Por: Maximiliano Catalisano
Hay una imagen que persigue a muchos docentes: la del profesor o profesora que siempre tiene la respuesta correcta, que nunca se equivoca, que puede con cualquier grupo difícil y que, incluso en medio del caos escolar, mantiene la calma como si nada lo afectara. Este mito de “todo lo pueden” no solo es injusto, sino que también ejerce una presión silenciosa y constante que erosiona el bienestar personal y profesional de quienes se dedican a enseñar. No se trata solo de la carga laboral visible —planificar clases, corregir trabajos, asistir a reuniones— sino de una exigencia implícita que rara vez se nombra: la obligación de sostenerlo todo sin mostrar cansancio, dudas o fragilidad.
En muchas escuelas, esta expectativa no escrita se instala de manera casi natural. Se asume que el docente experimentado debe ser capaz de enfrentar cualquier situación: desde resolver conflictos entre estudiantes hasta reemplazar actividades canceladas en el último minuto, pasando por contener a familias angustiadas y adaptarse a cambios administrativos sin previo aviso. Esta visión idealizada no contempla que, detrás de la experiencia y la vocación, hay personas con límites, necesidades y emociones.
Lo más complejo es que esta presión no siempre viene impuesta desde fuera; muchas veces es el propio docente quien la internaliza. Hay un sentido de responsabilidad que, en lugar de impulsarlo a dar lo mejor, lo obliga a sobre exigirse. Pensar que “si yo no lo hago, no lo hará nadie” o “si no puedo con esto, significa que no sirvo para enseñar” termina generando un desgaste profundo que afecta no solo el trabajo, sino también la vida personal.

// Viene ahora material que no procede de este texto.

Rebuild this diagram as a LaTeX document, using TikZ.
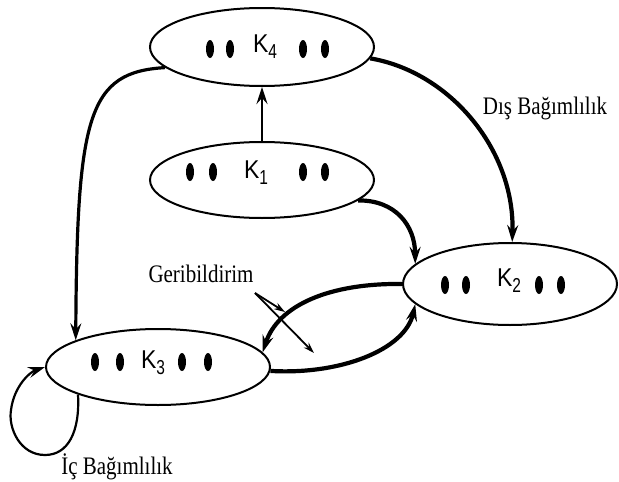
\documentclass[tikz,border=0pt]{standalone}
\usepackage{fontspec}
\usepackage{graphicx}
\setmainfont{Liberation Serif}
\setsansfont{Liberation Sans}
\usetikzlibrary{shapes.geometric,arrows.meta}
\newcommand{\klab}[1]{\sffamily\fontsize{23}{25}\selectfont\scalebox{1}[1.12]{K}\raisebox{-6pt}{\scalebox{1}[1.3]{\fontsize{15.5}{16}\selectfont #1}}}
\newcommand{\tlab}[1]{\fontsize{21}{25}\selectfont\scalebox{1}[1.2]{#1}}
\tikzset{
  blob/.style={ellipse, draw, line width=2pt, minimum width=224pt, minimum height=78pt, inner sep=0pt},
  dotn/.style={ellipse, fill=black, minimum width=8pt, minimum height=18pt, inner sep=0pt},
  klabel/.style={inner sep=0pt},
  tlabel/.style={inner sep=0pt},
  tip/.style={-{Stealth[length=17pt,width=11pt,inset=6pt]}},
  thk/.style={line width=4.2pt, tip},
  mid/.style={line width=2.8pt, tip},
  thn/.style={line width=1.8pt},
}
\begin{document}
\begin{tikzpicture}[x=1pt,y=-1pt]
\useasboundingbox[fill=white] (0,0) rectangle (619,482);
% ellipses
\node[blob] (k4) at (262,47) {};
\node[blob, minimum height=76pt] (k1) at (262,180) {};
\node[blob, minimum width=214pt, minimum height=82pt] (k2) at (510,284) {};
\node[blob, minimum height=76pt] (k3) at (158,367) {};
% dots
\foreach \x [count=\i] in {210,230,303,325} \node[dotn] (d4\i) at (\x,49) {};
\foreach \x [count=\i] in {190,213,303,325} \node[dotn] (d1\i) at (\x,172) {};
\foreach \x [count=\i] in {445,466,539,561} \node[dotn] (d2\i) at (\x,285) {};
\foreach \x [count=\i] in {95,120,182,208} \node[dotn] (d3\i) at (\x,362) {};
% K labels
\node[klabel] (l4) at (265,47) {\klab{4}};
\node[klabel] (l1) at (256,173) {\klab{1}};
\node[klabel] (l2) at (509,281) {\klab{2}};
\node[klabel] (l3) at (153,363) {\klab{3}};
% text labels
\node[tlabel] (dis) at (545,108) {\tlab{Dış Bağımlılık}};
\node[tlabel] (geri) at (201,274) {\tlab{Geribildirim}};
\node[tlabel] (ic) at (117,467) {\tlab{İç Bağımlılık}};
% connectors
\draw[mid] (k1.north) -- (k4.south);
\draw[line width=3.2pt, tip] (k4.192) .. controls (88,72) and (77,115) .. (k3.162);
\draw[thk] (k4.-6) .. controls (450,72) and (515,150) .. (k2.87);
\draw[thk] (k1.-12) .. controls (395,200) and (415,225) .. (k2.168);
\draw[thk] (k3.-2) .. controls (340,375) and (405,350) .. (k2.192);
\draw[thk] (k2.west) .. controls (330,283) and (278,305) .. (k3.8);
% self loop
\draw[line width=2.2pt, tip] (k3.199) .. controls (80,432) and (68,455) .. (45,455)
   .. controls (20,455) and (8,428) .. (11,410) .. controls (14,386) and (30,372) .. (k3.west);
% feedback pointers
\coordinate (g0) at (255,293);
\coordinate (g1) at (285,312);
\coordinate (g2) at (314,353);
\draw[thn, -{Stealth[open,length=11pt,width=7pt]}] (g0) -- (g1);
\draw[thn, -{Stealth[length=11pt,width=7pt]}] (g0) -- (g2);
\end{tikzpicture}
\end{document}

La consecuencia de sostener este rol durante demasiado tiempo puede ser el agotamiento crónico. Esa sensación de que no hay descanso suficiente, de que cualquier día libre se llena con pendientes acumulados y de que el tiempo personal se diluye entre correcciones y planificaciones. El agotamiento docente no es únicamente físico; también es mental y emocional, y se traduce en menor motivación, irritabilidad, problemas para concentrarse e incluso dificultad para disfrutar de momentos fuera del aula.
A nivel institucional, esta sobrecarga silenciosa suele pasar desapercibida. Si un docente resuelve los problemas con rapidez, atiende a todo el mundo y evita conflictos, se interpreta como que “funciona bien” y no necesita ayuda. Sin embargo, esa misma capacidad aparente de hacerlo todo es la que invisibiliza el esfuerzo real y oculta señales de desgaste que deberían atenderse a tiempo.
Reconocer que los docentes no son invencibles implica repensar las dinámicas de trabajo. Significa abrir espacios para que puedan expresar sus dificultades sin temor a juicios, distribuir responsabilidades de manera más equilibrada y entender que la colaboración entre colegas no es un lujo, sino una necesidad. A veces, un cambio tan simple como compartir tareas de organización de eventos o planificar proyectos en conjunto puede aliviar mucho la carga.
También es fundamental que cada docente pueda establecer sus propios límites. Esto no significa desentenderse de los problemas, sino aprender a decir “hasta aquí puedo” sin sentir culpa. Cuidar la salud mental y física no es egoísmo: es la base para sostener la calidad de la enseñanza en el tiempo.
Otro aspecto que contribuye a la presión invisible es la falta de tiempo real para el descanso y la recuperación. Las vacaciones y los fines de semana, en muchos casos, se convierten en jornadas de trabajo encubiertas. Revisar esta dinámica requiere que tanto el propio docente como la institución asuman que el descanso no es un premio, sino una parte esencial del trabajo bien hecho.
Es importante entender que el mito del docente que todo lo puede es insostenible y perjudicial. Mantenerlo no solo desgasta a quienes están frente a los estudiantes, sino que también genera expectativas poco realistas en familias, directivos y en los mismos alumnos. Mostrar que la docencia es una tarea humana, con momentos de éxito y de dificultad, no debilita la autoridad del profesor: la humaniza y la hace más cercana.
Si en las escuelas se logra desarmar esta idea, se gana en confianza, en comunicación honesta y en entornos laborales más saludables. El cambio no llegará de un día para otro, pero empieza por gestos concretos: reconocer el trabajo invisible, escuchar sin juzgar y ofrecer apoyo sin esperar que alguien pida ayuda como último recurso.
En definitiva, permitir que los docentes puedan dejar de “poder con todo” no es una pérdida para la escuela; es una inversión en su presente y en su futuro. Porque enseñar, acompañar y formar personas requiere energía, motivación y salud emocional. Y eso solo es posible si quienes enseñan también se sienten cuidados.